自分の中で“生きる言葉”       6月5日分

 先日、私の看護師の恩師である川嶋みどり先生(日本赤十字看護大学学部長)に久々に会いました。『ガルーダ・サポーターズ』の顧問になっていただくお願いのためです。インドネシアから来日している看護師候補者たちは、たぶん自分の中で悶々としているのではないかと勝手に想像しています。だって、来日しているのは、自国で3・4年看護大学で勉強をして国家資格をもってバリバリ現場で活躍してきた人です。それが日本に来て看護師としてではなく、看護助手・無資格者として補助的な仕事(汚物洗いなど)しかできないわけです。(日本の国家試験合格までは)資格者・プロとしてのプライドは世界共通でしょう。私だったらたぶん・・・。このEPAの看護師・介護職候補者問題を考えるとき、単なる労働者・研修者としてではなく、専門職・プロの問題としても考えなければならないわけです。
そんな時、顧問には日本の看護界の大御所である川嶋先生が最適だと思ったのです。川嶋先生は、全体の説明を聞いてくださり、「わかったわ。EPAにはいろいろ意見があるけれど、来日した看護師たちを尊重することは大事なことです。顧問になりましょう」と承諾してくださいました。
 超多忙の川嶋先生に、恐る恐る「ガルーダ・サポーターズの設立のつどい」に一言メッセージを!とメールしました。そしたら、即返信がきてその中にステキなメッセージが書いてありました。私は、脱帽・・・。川嶋先生は、「私、もう78才になったのよ」とおっしゃっていましたが、私が始めてお会いしたのが34年前(先生が44歳、私が20歳)。先生が全然変らないのです! 顔・皺・鋭い表情・姿勢・頭のさえ具合も、何より記憶力が衰えないのです! 私が知る限り忙しさの度合いも、いつも「忙しいのよ。睡眠時間をとれないのよ」といい続けています。どうして後期高齢者になっている年齢なのに(年齢相応の衰えもなく)若々しくバリバリできるのだろうか・・・。「先生、おばけみたいですね、変らなくって」と冗談でいったら、「何いっているのよ」と一笑。依頼への返事の早さといい、脱帽・・・。

私にとっての川嶋語録
 私にとって川嶋先生は、ずっと刺激的な方です。人生の折々に川嶋語録が私に影響を与えてきました。
 たとえば、3人の子どもに接する時間がなくて悩んでいる私に、「子育ては量ではなく、質よ。頭と心を使って“質”を考えて」。超多忙でめげている私に、「忙しいときほどいい仕事ができるものよ。暇になってごらんなさい、結果的にいい仕事なんてできていないから」。子育てと仕事の両立に四苦八苦している私に、「子育ては、1人の子どもに5年、あなただったら合計10年がんばればいいのよ。

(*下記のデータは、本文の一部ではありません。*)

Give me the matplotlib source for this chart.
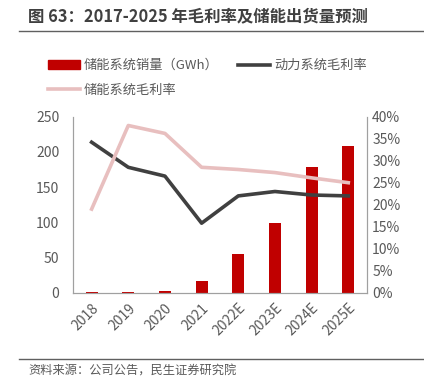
import matplotlib
matplotlib.use('Agg')
import matplotlib.pyplot as plt
from matplotlib.lines import Line2D
from matplotlib.patches import Patch

plt.rcParams['font.family'] = ['Noto Sans CJK SC', 'DejaVu Sans']

years = ['2018', '2019', '2020', '2021', '2022E', '2023E', '2024E', '2025E']
storage_gwh = [0.4, 0.6, 1.8, 16.6, 55.4, 99.4, 179, 209]
power_margin = [34.2, 28.5, 26.5, 15.8, 22.0, 23.0, 22.2, 22.0]
storage_margin = [19.0, 38.0, 36.2, 28.5, 28.0, 27.3, 26.1, 25.0]

grey = '#595959'
red = '#C00000'
dark = '#404040'
pink = '#E8BFBF'

fig = plt.figure(figsize=(4.24, 3.88), dpi=100)
ax = fig.add_axes([73.3/424, 1-292.7/388, 293.3/424, 176/388])
ax2 = ax.twinx()

x = list(range(len(years)))
ax.bar(x, storage_gwh, width=0.33, color=red, zorder=2)
ax2.plot(x, power_margin, color=dark, lw=2.6, zorder=3)
ax2.plot(x, storage_margin, color=pink, lw=2.6, zorder=3)

ax.set_xlim(-0.5, 7.5)
ax.set_ylim(0, 250)
ax.set_yticks([0, 50, 100, 150, 200, 250])
ax2.set_ylim(0, 40)
ax2.set_yticks(range(0, 41, 5))
ax2.set_yticklabels([f'{v}%' for v in range(0, 41, 5)])
ax.set_xticks(x)
ax.set_xticklabels(years, rotation=45, ha='right', rotation_mode='anchor')

for a in (ax, ax2):
    a.tick_params(length=0, labelsize=10, colors=grey, pad=4)
    for s in a.spines.values():
        s.set_color('#A0A0A0')
    a.spines['top'].set_visible(False)
ax.tick_params(axis='y', pad=10)
ax.tick_params(axis='x', pad=6)

handles = [Patch(color=red), Line2D([], [], color=pink, lw=2.6), Line2D([], [], color=dark, lw=2.6)]
labels = ['储能系统销量（GWh）', '储能系统毛利率', '动力系统毛利率']
fig.legend(handles, labels, ncol=2, loc='upper left', bbox_to_anchor=(0.085, 0.878),
           frameon=False, fontsize=9.5, labelcolor=grey, handlelength=2.4,
           handletextpad=0.3, columnspacing=1.5, labelspacing=0.9)

fig.text(28/424, 1-16/388, '图 63：2017-2025 年毛利率及储能出货量预测', fontsize=11.8,
         fontweight='bold', color='#404040', va='center')
fig.add_artist(Line2D([19/424, 1], [1-31/388, 1-31/388], color='#606060', lw=1))
fig.add_artist(Line2D([19/424, 1], [1-359/388, 1-359/388], color='#606060', lw=1))
fig.text(28/424, 1-371/388, '资料来源：公司公告，民生证券研究院', fontsize=8.8,
         color=grey, va='center')

fig.savefig('out.png', dpi=100)
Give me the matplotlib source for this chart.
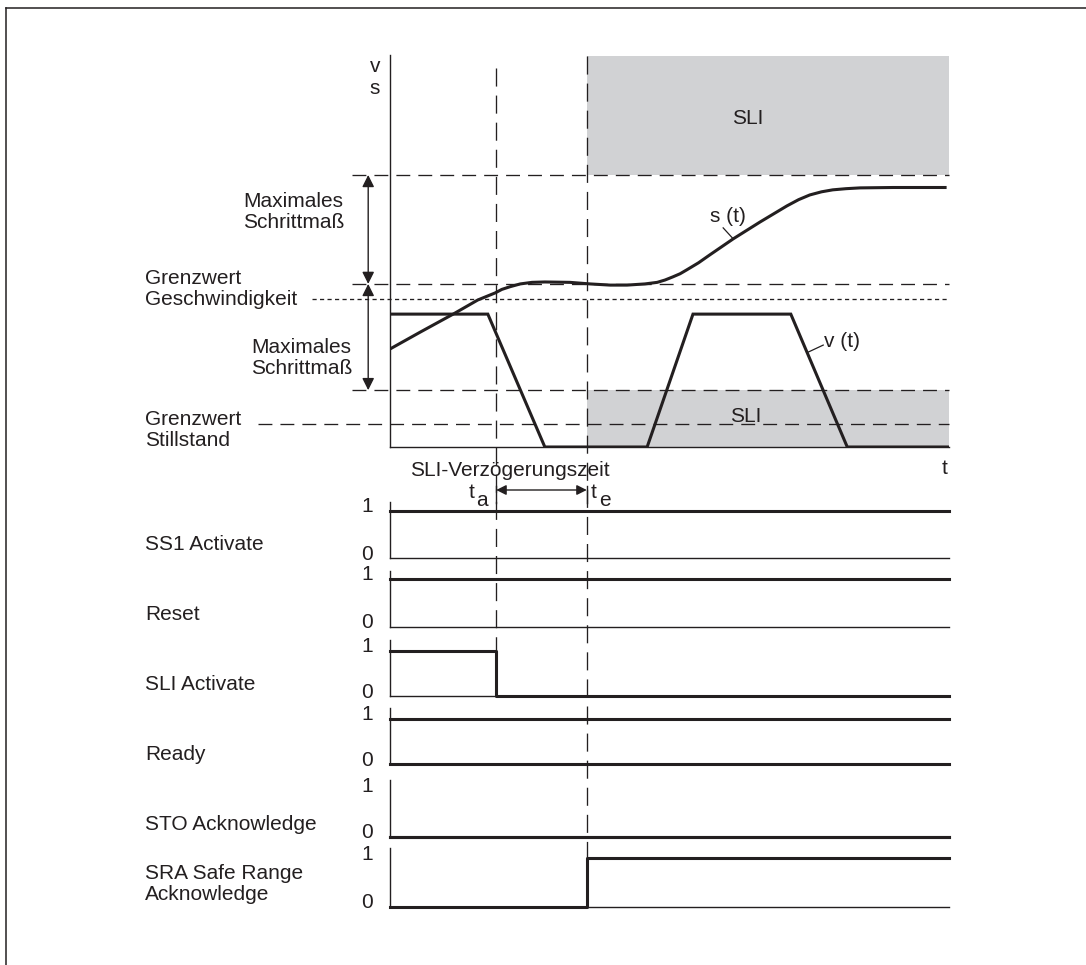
import numpy as np
import matplotlib.pyplot as plt
from matplotlib.transforms import blended_transform_factory, offset_copy

plt.rcParams['font.family'] = ['Liberation Sans', 'DejaVu Sans']
plt.rcParams['lines.scale_dashes'] = False

INK = '#231f20'
GREY = '#d1d2d4'
FS = 15
LS = 1.15

# -------------- Data ----------------
# time axis 0..100, top panel values 0..100 (schematic units)
T_A = 19.0          # SLI activate released
T_E = 35.2          # end of SLI delay

v_t = [0, 17.5, 27.7, 46.0, 54.2, 71.7, 81.8, 100]
v_val = [33.9, 33.9, 0, 0, 33.9, 33.9, 0, 0]

s_t = [0, 5.4, 11.3, 15.7, 18.8, 20.0, 21.5, 23.3, 25.4, 27.7, 32.2, 35.8, 39.4,
       42.4, 45.6, 47.8, 49.2, 50.6, 51.9, 53.1, 55.2, 57.2, 61.4, 66.2, 71.0,
       73.1, 75.1, 77.2, 79.2, 81.6, 84.1, 90.0, 99.3]
s_val = [25.0, 29.3, 33.9, 37.5, 39.3, 40.2, 40.9, 41.6, 42.0, 42.1, 42.0, 41.6,
         41.3, 41.3, 41.6, 42.0, 42.6, 43.4, 44.2, 45.2, 47.0, 49.0, 53.1, 57.4,
         61.5, 63.1, 64.3, 65.1, 65.6, 65.9, 66.1, 66.2, 66.2]

SLI_UPPER = 69.4      # upper SLI window border (s)
S_REF = 41.6          # position at SLI start
V_LIMIT = 37.8        # Grenzwert Geschwindigkeit
SLI_LOWER = 14.5      # lower SLI window (v)
V_STILL = 5.9         # Grenzwert Stillstand
BOX_TOP = 99.7

signal_names = ["SS1 Activate", "Reset", "SLI Activate", "Ready",
                "STO Acknowledge", "SRA Safe Range\nAcknowledge"]
signal_t = [[0, 100], [0, 100], [0, T_A, 100], [0, 100], [0, 100], [0, T_E, 100]]
signal_lvl = [[1, 1], [1, 1], [1, 0, 0], [1, 1], [0, 0], [0, 1, 1]]

# -------------- Layout (pixels) ----------------
W, H = 1086, 965
X0, X1 = 390, 949
TOP_Y0, TOP_Y1 = 447, 55
zero_px = [558, 627, 696, 764, 837, 907]
one_px = [511, 579, 651, 719, 791, 858]
top_px = [502, 571, 640, 708, 780, 848]
label_y = [545, 615, 685, 755, 825, 884]
base_lw = [1.0, 1.0, 1.0, 2.2, 2.2, 1.0]

fig = plt.figure(figsize=(W / 100, H / 100), dpi=100)

ax_ov = fig.add_axes([0, 0, 1, 1], zorder=5)
ax_ov.set_xlim(0, W)
ax_ov.set_ylim(H, 0)
ax_ov.axis('off')

# -------------- Top v/s panel ----------------
ax = fig.add_axes([X0 / W, 1 - TOP_Y0 / H, (X1 - X0) / W, (TOP_Y0 - TOP_Y1) / H])
ax.set_xlim(0, 100)
ax.set_ylim(0, 100)
ax.set_xticks([])
ax.set_yticks([])
for side in ['top', 'right']:
    ax.spines[side].set_visible(False)
for side in ['left', 'bottom']:
    ax.spines[side].set_color(INK)
    ax.spines[side].set_linewidth(1.0)
ax.patch.set_alpha(0)

ax.fill_between([T_E, 100], SLI_UPPER, BOX_TOP, color=GREY, lw=0, zorder=0)
ax.fill_between([T_E, 100], 0, SLI_LOWER, color=GREY, lw=0, zorder=0)

dash = (0, (10, 5.8))
for y, x_from in [(SLI_UPPER, -6.8), (S_REF, -6.8), (SLI_LOWER, -6.8), (V_STILL, -23.6)]:
    ax.plot([x_from, 100], [y, y], color=INK, lw=0.95, linestyle=dash, clip_on=False, zorder=1)
ax.plot([-14.0, 100], [V_LIMIT, V_LIMIT], color=INK, lw=0.95,
        linestyle=(0, (3, 2.4)), clip_on=False, zorder=1)

ax.plot(v_t, v_val, color=INK, lw=2.2, solid_joinstyle='miter', zorder=3)
ax.plot(s_t, s_val, color=INK, lw=2.2, zorder=3)

# double arrows "Maximales Schrittmass"
for a, b in [(SLI_UPPER, S_REF), (S_REF, SLI_LOWER)]:
    ax.annotate('', xy=(-3.9, a), xytext=(-3.9, b), annotation_clip=False,
                arrowprops=dict(arrowstyle='<|-|>', color=INK, lw=1.0,
                                mutation_scale=18, shrinkA=0, shrinkB=0))

ax.plot([59.6, 61.4], [55.9, 53.1], color=INK, lw=0.9)
ax.plot([77.5, 74.8], [26.0, 24.2], color=INK, lw=0.9)
ax.text(60.5, 58.9, 's (t)', fontsize=FS, color=INK, ha='center', va='center')
ax.text(80.9, 27.0, 'v (t)', fontsize=FS, color=INK, ha='center', va='center')
ax.text(64.0, 83.9, 'SLI', fontsize=FS, color=INK, ha='center', va='center')
ax.text(63.7, 7.9, 'SLI', fontsize=FS, color=INK, ha='center', va='center')

# -------------- Signal panels ----------------
for i, name in enumerate(signal_names):
    y0, y1, yt = zero_px[i], one_px[i], top_px[i]
    sax = fig.add_axes([X0 / W, 1 - y0 / H, (X1 - X0) / W, (y0 - yt) / H])
    sax.set_xlim(0, 100)
    sax.set_ylim(0, (y0 - yt) / (y0 - y1))
    sax.set_xticks([])
    sax.set_yticks([])
    sax.patch.set_alpha(0)
    for side in ['top', 'right']:
        sax.spines[side].set_visible(False)
    sax.spines['left'].set_color(INK)
    sax.spines['left'].set_linewidth(1.0)
    sax.spines['bottom'].set_color(INK)
    sax.spines['bottom'].set_linewidth(base_lw[i])
    sax.plot(signal_t[i], signal_lvl[i], drawstyle='steps-post', color=INK,
             lw=2.2, clip_on=False, zorder=3)
    lab_tr = offset_copy(sax.transData, fig=fig, y=4, units='dots')
    sax.text(-4.1, 1, '1', fontsize=FS, color=INK, ha='center', va='center',
             transform=lab_tr, clip_on=False)
    sax.text(-4.1, 0, '0', fontsize=FS, color=INK, ha='center', va='center',
             transform=lab_tr, clip_on=False)
    ax_ov.text(145, label_y[i], name, fontsize=FS, color=INK, ha='left',
               va='center', linespacing=LS)

# -------------- Overlay: time markers, labels, frame ----------------
tr = blended_transform_factory(ax.transData, ax_ov.transData)
vdash = (0, (13, 6.5))
ax_ov.plot([T_A, T_A], [68, 650], color=INK, lw=0.95, linestyle=vdash, transform=tr)
ax_ov.plot([T_E, T_E], [56, 858], color=INK, lw=0.95, linestyle=vdash, transform=tr)

ax_ov.annotate('', xy=(T_A, 490), xytext=(T_E, 490), xycoords=tr, textcoords=tr,
               arrowprops=dict(arrowstyle='<|-|>', color=INK, lw=1.0,
                               mutation_scale=15, shrinkA=0, shrinkB=0))
for tt in [T_A, T_E]:
    ax_ov.plot([tt, tt], [486, 503], color=INK, lw=1.0, transform=tr)

ax_ov.text(510, 471, 'SLI-Verzögerungszeit', fontsize=FS, color=INK, ha='center', va='center')
ax_ov.text(472, 493, 't', fontsize=FS, color=INK, ha='center', va='center')
ax_ov.text(482, 501, 'a', fontsize=FS, color=INK, ha='center', va='center')
ax_ov.text(594, 493, 't', fontsize=FS, color=INK, ha='center', va='center')
ax_ov.text(605, 501, 'e', fontsize=FS, color=INK, ha='center', va='center')

ax_ov.text(375, 67, 'v', fontsize=FS, color=INK, ha='center', va='center')
ax_ov.text(375, 88, 's', fontsize=FS, color=INK, ha='center', va='center')
ax_ov.text(945, 468, 't', fontsize=FS, color=INK, ha='center', va='center')

ax_ov.text(243, 212, 'Maximales\nSchrittmaß', fontsize=FS, color=INK, ha='left',
           va='center', linespacing=LS)
ax_ov.text(251, 358, 'Maximales\nSchrittmaß', fontsize=FS, color=INK, ha='left',
           va='center', linespacing=LS)
ax_ov.text(145, 289, 'Grenzwert\nGeschwindigkeit', fontsize=FS, color=INK, ha='left',
           va='center', linespacing=LS)
ax_ov.text(145, 430, 'Grenzwert\nStillstand', fontsize=FS, color=INK, ha='left',
           va='center', linespacing=LS)

ax_ov.plot([6, W], [8, 8], color=INK, lw=1.1)
ax_ov.plot([6, 6], [8, H], color=INK, lw=1.1)

fig.savefig('out.png', dpi=100)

あと少しよ。あきらめずに両立させなさい。ふと気がつくと、20歳の子どもと居酒屋にいけるようになっているから」本当にその通りなのです。また、「看護師の仕事と家庭を持つことの両立をさせることは、人生を2倍楽しめるわよ」。
 そのほかにもたくさんありますが、川嶋先生がおっしゃると“そうか”と自分の中にすっとその言葉が入ってくるのです。そうやって励ましていただいて仕事を続ける(日常業務だけではなく、創造的なライフワーク)ことができているのだなあとつくづく思うのです。

知らず知らずに自分の価値観に
 若い頃からの母との会話。
私「忙しくてたいへんなの。手伝いにきて!」
母「いつもいつも、忙しいっていっているわね。じゃあ、1週間だけ泊まりにいくわ」
私「本当にそうだね。私って家庭を顧みず親の支援を受けながら仕事ばっかりしているね。やっぱり少しは仕事を減らしたほうがいいかしらね」
母「いいや。仕事を頼まれるうちが華・花だよ。できることなら何でも寝なくても受けて頑張ればいいよ。忙しいということはありがたいことだよ」
“そうか、忙しいということはいいことなんだ”“来た依頼はできる限り断らない”そんなことを知らず知らずに自分の中で大事にしている自分に気がつきます。

自分の価値観とか自分で考えたことなどと思っていることが、実は知らず知らずに誰かの言葉を自分の言葉にしていたり、無意識に影響を受けていることがあるのだと思います。

久々に川嶋先生にお会いして、その姿を見てそんなことを感じました。